Reproduce all the material exactly, minus any pictures it holds.
— Start —
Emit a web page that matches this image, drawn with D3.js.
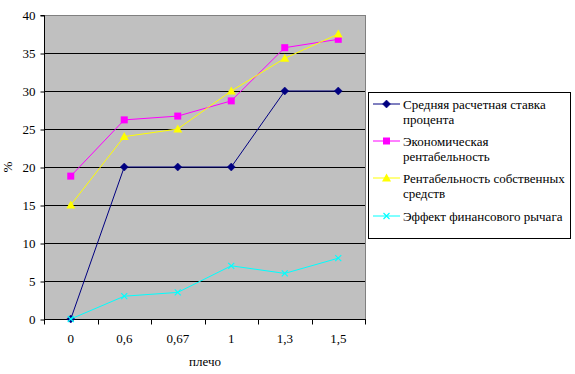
<!DOCTYPE html>
<html>
<head>
<meta charset="utf-8">
<script src="https://cdn.jsdelivr.net/npm/d3@7"></script>
<style>
  body { margin: 0; background: #fff; }
</style>
</head>
<body>
<div id="chart"></div>
<script>
"use strict";

const categories = ["0", "0,6", "0,67", "1", "1,3", "1,5"];
const rate = [0, 20, 20, 20, 30, 30];
const econ = [18.8, 26.2, 26.7, 28.7, 35.7, 36.8];
const equity = [15, 24, 25, 30, 34.3, 37.5];
const leverage = [0, 3, 3.5, 7, 6, 8];
const yTicks = [0, 5, 10, 15, 20, 25, 30, 35, 40];

const series = [
  {name: ["Средняя расчетная ставка", "процента"], values: rate, color: "#000080", marker: "diamond"},
  {name: ["Экономическая", "рентабельность"], values: econ, color: "#ff00ff", marker: "square"},
  {name: ["Рентабельность собственных", "средств"], values: equity, color: "#ffff00", marker: "triangle"},
  {name: ["Эффект финансового рычага"], values: leverage, color: "#00ffff", marker: "cross"}
];

const FONT = "Liberation Serif";
const width = 575, height = 374;
const plot = {left: 44, right: 365, top: 15, bottom: 319};

const svg = d3.select("#chart").append("svg")
    .attr("width", width)
    .attr("height", height)
    .attr("font-family", FONT);

const x = d3.scaleBand()
    .domain(categories)
    .range([plot.left, plot.right]);

const y = d3.scaleLinear()
    .domain([0, 40])
    .range([plot.bottom, plot.top]);

// plot background
svg.append("rect")
    .attr("x", plot.left + 0.5)
    .attr("y", plot.top + 0.5)
    .attr("width", plot.right - plot.left)
    .attr("height", plot.bottom - plot.top)
    .style("fill", "#c0c0c0")
    .style("stroke", "#808080")
    .style("stroke-width", 1);

// gridlines
svg.selectAll(".grid")
    .data(yTicks.filter(d => d > 0 && d < 40))
    .enter().append("line")
    .attr("x1", plot.left)
    .attr("x2", plot.right)
    .attr("y1", d => Math.round(y(d)) + 0.5)
    .attr("y2", d => Math.round(y(d)) + 0.5)
    .style("stroke", "#000")
    .style("stroke-width", 1);

// y axis
const yAxis = svg.append("g")
    .attr("transform", `translate(${plot.left + 0.5},0.5)`)
    .call(d3.axisLeft(y).tickValues(yTicks).tickSize(4).tickPadding(5).tickFormat(d3.format("d")));
yAxis.attr("font-family", FONT).attr("font-size", 13);
yAxis.select(".domain").attr("d", `M-4,${y(40)}H0V${y(0)}`);
yAxis.selectAll("text").attr("fill", "#000").attr("font-family", FONT);

// x axis
const xAxis = svg.append("g")
    .attr("transform", `translate(0,${plot.bottom + 0.5})`);
xAxis.append("line")
    .attr("x1", plot.left)
    .attr("x2", plot.right + 1)
    .style("stroke", "#000");
const edges = categories.map(c => x(c)).concat([plot.right]);
xAxis.selectAll(".xtick")
    .data(edges)
    .enter().append("line")
    .attr("x1", d => Math.round(d) + 0.5)
    .attr("x2", d => Math.round(d) + 0.5)
    .attr("y1", 0)
    .attr("y2", 5)
    .style("stroke", "#000");
xAxis.selectAll(".xlabel")
    .data(categories)
    .enter().append("text")
    .attr("x", d => x(d) + x.bandwidth() / 2)
    .attr("y", 23)
    .attr("text-anchor", "middle")
    .attr("font-size", 13)
    .attr("font-family", FONT)
    .text(d => d);

// axis titles
svg.append("text")
    .attr("x", 205)
    .attr("y", 366)
    .attr("text-anchor", "middle")
    .attr("font-size", 13)
    .attr("font-family", FONT)
    .text("плечо");

svg.append("text")
    .attr("transform", "translate(12,167) rotate(-90)")
    .attr("text-anchor", "middle")
    .attr("font-size", 13)
    .attr("font-family", FONT)
    .text("%");

// lines and markers
const line = d3.line()
    .x((d, i) => x(categories[i]) + x.bandwidth() / 2)
    .y(d => y(d));

const drawMarker = function(g, type, color){
  if (type === "diamond") {
    g.append("path").attr("d", "M0,-4L4,0L0,4L-4,0Z").style("fill", color).style("stroke", color).style("stroke-width", 0.5);
  } else if (type === "square") {
    g.append("rect").attr("x", -3.5).attr("y", -3.5).attr("width", 7).attr("height", 7).style("fill", color);
  } else if (type === "triangle") {
    g.append("path").attr("d", "M0,-4.5L4.5,3.5L-4.5,3.5Z").style("fill", color);
  } else {
    g.append("path").attr("d", "M-3,-3L3,3M-3,3L3,-3").style("stroke", color).style("stroke-width", 1.2);
  }
};

series.forEach(function(s){
  svg.append("path")
      .datum(s.values)
      .attr("d", line)
      .style("fill", "none")
      .style("stroke", s.color)
      .style("stroke-width", 1);
  s.values.forEach(function(v, i){
    const g = svg.append("g")
        .attr("transform", `translate(${x(categories[i]) + x.bandwidth() / 2},${y(v)})`);
    drawMarker(g, s.marker, s.color);
  });
});

// legend
const legend = svg.append("g");
legend.append("rect")
    .attr("x", 368.5)
    .attr("y", 92.5)
    .attr("width", 202)
    .attr("height", 146)
    .style("fill", "#fff")
    .style("stroke", "#000");

const rowY = [104, 141, 178, 216];
series.forEach(function(s, i){
  const cy = rowY[i];
  legend.append("line")
      .attr("x1", 373)
      .attr("x2", 400)
      .attr("y1", cy)
      .attr("y2", cy)
      .style("stroke", s.color)
      .style("stroke-width", 1);
  const g = legend.append("g").attr("transform", `translate(386.5,${cy})`);
  drawMarker(g, s.marker, s.color);
  s.name.forEach(function(t, j){
    legend.append("text")
        .attr("x", 403)
        .attr("y", cy + 5 + j * 14.5)
        .attr("font-size", 13)
        .attr("font-family", FONT)
        .text(t);
  });
});
</script>
</body>
</html>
— End —
*Task solution*
Emit a web page that matches this image, drawn with D3.js.
<!DOCTYPE html>
<html>
<head>
<meta charset="utf-8">
<script src="https://cdn.jsdelivr.net/npm/d3@7"></script>
<style>
  body { margin: 0; background: #fff; }
</style>
</head>
<body>
<div id="chart"></div>
<script>
"use strict";

const categories = ["0", "0,6", "0,67", "1", "1,3", "1,5"];
const rate = [0, 20, 20, 20, 30, 30];
const econ = [18.8, 26.2, 26.7, 28.7, 35.7, 36.8];
const equity = [15, 24, 25, 30, 34.3, 37.5];
const leverage = [0, 3, 3.5, 7, 6, 8];
const yTicks = [0, 5, 10, 15, 20, 25, 30, 35, 40];

const series = [
  {name: ["Средняя расчетная ставка", "процента"], values: rate, color: "#000080", marker: "diamond"},
  {name: ["Экономическая", "рентабельность"], values: econ, color: "#ff00ff", marker: "square"},
  {name: ["Рентабельность собственных", "средств"], values: equity, color: "#ffff00", marker: "triangle"},
  {name: ["Эффект финансового рычага"], values: leverage, color: "#00ffff", marker: "cross"}
];

const FONT = "Liberation Serif";
const width = 575, height = 374;
const plot = {left: 44, right: 365, top: 15, bottom: 319};

const svg = d3.select("#chart").append("svg")
    .attr("width", width)
    .attr("height", height)
    .attr("font-family", FONT);

const x = d3.scaleBand()
    .domain(categories)
    .range([plot.left, plot.right]);

const y = d3.scaleLinear()
    .domain([0, 40])
    .range([plot.bottom, plot.top]);

// plot background
svg.append("rect")
    .attr("x", plot.left + 0.5)
    .attr("y", plot.top + 0.5)
    .attr("width", plot.right - plot.left)
    .attr("height", plot.bottom - plot.top)
    .style("fill", "#c0c0c0")
    .style("stroke", "#808080")
    .style("stroke-width", 1);

// gridlines
svg.selectAll(".grid")
    .data(yTicks.filter(d => d > 0 && d < 40))
    .enter().append("line")
    .attr("x1", plot.left)
    .attr("x2", plot.right)
    .attr("y1", d => Math.round(y(d)) + 0.5)
    .attr("y2", d => Math.round(y(d)) + 0.5)
    .style("stroke", "#000")
    .style("stroke-width", 1);

// y axis
const yAxis = svg.append("g")
    .attr("transform", `translate(${plot.left + 0.5},0.5)`)
    .call(d3.axisLeft(y).tickValues(yTicks).tickSize(4).tickPadding(5).tickFormat(d3.format("d")));
yAxis.attr("font-family", FONT).attr("font-size", 13);
yAxis.select(".domain").attr("d", `M-4,${y(40)}H0V${y(0)}`);
yAxis.selectAll("text").attr("fill", "#000").attr("font-family", FONT);

// x axis
const xAxis = svg.append("g")
    .attr("transform", `translate(0,${plot.bottom + 0.5})`);
xAxis.append("line")
    .attr("x1", plot.left)
    .attr("x2", plot.right + 1)
    .style("stroke", "#000");
const edges = categories.map(c => x(c)).concat([plot.right]);
xAxis.selectAll(".xtick")
    .data(edges)
    .enter().append("line")
    .attr("x1", d => Math.round(d) + 0.5)
    .attr("x2", d => Math.round(d) + 0.5)
    .attr("y1", 0)
    .attr("y2", 5)
    .style("stroke", "#000");
xAxis.selectAll(".xlabel")
    .data(categories)
    .enter().append("text")
    .attr("x", d => x(d) + x.bandwidth() / 2)
    .attr("y", 23)
    .attr("text-anchor", "middle")
    .attr("font-size", 13)
    .attr("font-family", FONT)
    .text(d => d);

// axis titles
svg.append("text")
    .attr("x", 205)
    .attr("y", 366)
    .attr("text-anchor", "middle")
    .attr("font-size", 13)
    .attr("font-family", FONT)
    .text("плечо");

svg.append("text")
    .attr("transform", "translate(12,167) rotate(-90)")
    .attr("text-anchor", "middle")
    .attr("font-size", 13)
    .attr("font-family", FONT)
    .text("%");

// lines and markers
const line = d3.line()
    .x((d, i) => x(categories[i]) + x.bandwidth() / 2)
    .y(d => y(d));

const drawMarker = function(g, type, color){
  if (type === "diamond") {
    g.append("path").attr("d", "M0,-4L4,0L0,4L-4,0Z").style("fill", color).style("stroke", color).style("stroke-width", 0.5);
  } else if (type === "square") {
    g.append("rect").attr("x", -3.5).attr("y", -3.5).attr("width", 7).attr("height", 7).style("fill", color);
  } else if (type === "triangle") {
    g.append("path").attr("d", "M0,-4.5L4.5,3.5L-4.5,3.5Z").style("fill", color);
  } else {
    g.append("path").attr("d", "M-3,-3L3,3M-3,3L3,-3").style("stroke", color).style("stroke-width", 1.2);
  }
};

series.forEach(function(s){
  svg.append("path")
      .datum(s.values)
      .attr("d", line)
      .style("fill", "none")
      .style("stroke", s.color)
      .style("stroke-width", 1);
  s.values.forEach(function(v, i){
    const g = svg.append("g")
        .attr("transform", `translate(${x(categories[i]) + x.bandwidth() / 2},${y(v)})`);
    drawMarker(g, s.marker, s.color);
  });
});

// legend
const legend = svg.append("g");
legend.append("rect")
    .attr("x", 368.5)
    .attr("y", 92.5)
    .attr("width", 202)
    .attr("height", 146)
    .style("fill", "#fff")
    .style("stroke", "#000");

const rowY = [104, 141, 178, 216];
series.forEach(function(s, i){
  const cy = rowY[i];
  legend.append("line")
      .attr("x1", 373)
      .attr("x2", 400)
      .attr("y1", cy)
      .attr("y2", cy)
      .style("stroke", s.color)
      .style("stroke-width", 1);
  const g = legend.append("g").attr("transform", `translate(386.5,${cy})`);
  drawMarker(g, s.marker, s.color);
  s.name.forEach(function(t, j){
    legend.append("text")
        .attr("x", 403)
        .attr("y", cy + 5 + j * 14.5)
        .attr("font-size", 13)
        .attr("font-family", FONT)
        .text(t);
  });
});
</script>
</body>
</html>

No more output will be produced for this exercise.